(Exercise aim)
From the first line of the data down to and including the line with "from matplotlib.patches import Rectangle", copy everything exactly, leaving out pictures.

(Source excerpt)
◇ ◇ ◇ ◇ ◇

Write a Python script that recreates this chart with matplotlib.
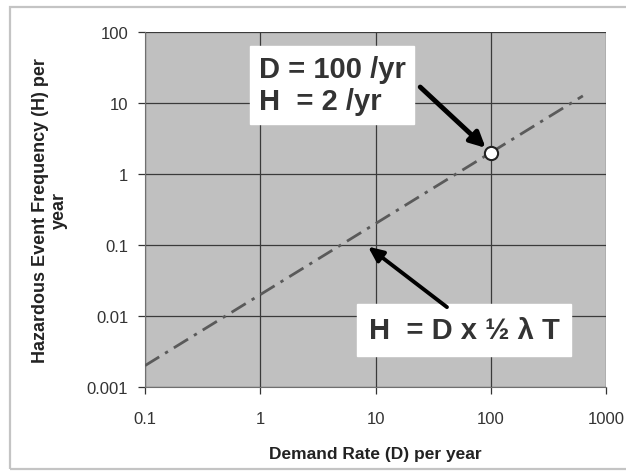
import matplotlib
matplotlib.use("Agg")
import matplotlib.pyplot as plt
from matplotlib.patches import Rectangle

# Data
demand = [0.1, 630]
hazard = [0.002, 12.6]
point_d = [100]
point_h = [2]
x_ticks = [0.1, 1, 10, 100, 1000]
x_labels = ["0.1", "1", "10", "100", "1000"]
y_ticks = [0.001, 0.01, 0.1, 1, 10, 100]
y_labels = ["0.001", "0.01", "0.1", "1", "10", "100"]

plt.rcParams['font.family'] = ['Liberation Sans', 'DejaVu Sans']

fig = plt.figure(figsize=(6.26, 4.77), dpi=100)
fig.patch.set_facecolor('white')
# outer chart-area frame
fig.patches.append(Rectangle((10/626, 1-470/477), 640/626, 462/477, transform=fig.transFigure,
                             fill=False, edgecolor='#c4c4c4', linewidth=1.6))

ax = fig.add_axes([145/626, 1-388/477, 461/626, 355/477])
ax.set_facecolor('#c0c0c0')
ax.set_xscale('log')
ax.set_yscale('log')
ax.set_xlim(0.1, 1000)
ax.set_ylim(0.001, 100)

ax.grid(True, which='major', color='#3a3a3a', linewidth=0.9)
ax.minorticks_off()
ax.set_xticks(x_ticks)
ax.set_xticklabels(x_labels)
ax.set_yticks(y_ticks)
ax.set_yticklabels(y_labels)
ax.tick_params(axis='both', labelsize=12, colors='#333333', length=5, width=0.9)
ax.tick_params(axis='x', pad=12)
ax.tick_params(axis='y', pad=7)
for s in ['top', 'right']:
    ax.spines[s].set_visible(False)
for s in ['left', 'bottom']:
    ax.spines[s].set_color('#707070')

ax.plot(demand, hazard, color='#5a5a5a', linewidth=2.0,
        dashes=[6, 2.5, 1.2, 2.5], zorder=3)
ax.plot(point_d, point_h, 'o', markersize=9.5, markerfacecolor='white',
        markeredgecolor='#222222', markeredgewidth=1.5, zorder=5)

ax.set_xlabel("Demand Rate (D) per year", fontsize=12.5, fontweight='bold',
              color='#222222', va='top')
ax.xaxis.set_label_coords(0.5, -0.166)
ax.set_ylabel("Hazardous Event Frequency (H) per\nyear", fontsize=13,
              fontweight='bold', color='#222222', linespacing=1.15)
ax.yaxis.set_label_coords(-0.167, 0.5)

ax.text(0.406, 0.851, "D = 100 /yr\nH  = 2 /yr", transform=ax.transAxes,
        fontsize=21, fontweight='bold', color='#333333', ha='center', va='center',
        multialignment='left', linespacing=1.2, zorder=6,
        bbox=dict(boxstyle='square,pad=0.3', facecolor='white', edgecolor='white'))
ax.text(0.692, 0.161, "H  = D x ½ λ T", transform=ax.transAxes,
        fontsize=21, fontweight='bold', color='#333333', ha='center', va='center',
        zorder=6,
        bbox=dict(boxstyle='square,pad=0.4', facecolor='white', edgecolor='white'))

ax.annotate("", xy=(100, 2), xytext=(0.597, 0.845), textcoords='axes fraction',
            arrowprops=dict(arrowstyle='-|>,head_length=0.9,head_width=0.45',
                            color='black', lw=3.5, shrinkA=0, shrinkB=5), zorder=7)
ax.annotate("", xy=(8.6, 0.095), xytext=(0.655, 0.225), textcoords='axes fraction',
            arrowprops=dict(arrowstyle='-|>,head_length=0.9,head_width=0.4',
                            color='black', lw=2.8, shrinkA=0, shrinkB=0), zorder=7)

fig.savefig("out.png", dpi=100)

◇ ◇ ◇ ◇ ◇

(Result of this task)
Write a Python script that recreates this chart with matplotlib.
import matplotlib
matplotlib.use("Agg")
import matplotlib.pyplot as plt
from matplotlib.patches import Rectangle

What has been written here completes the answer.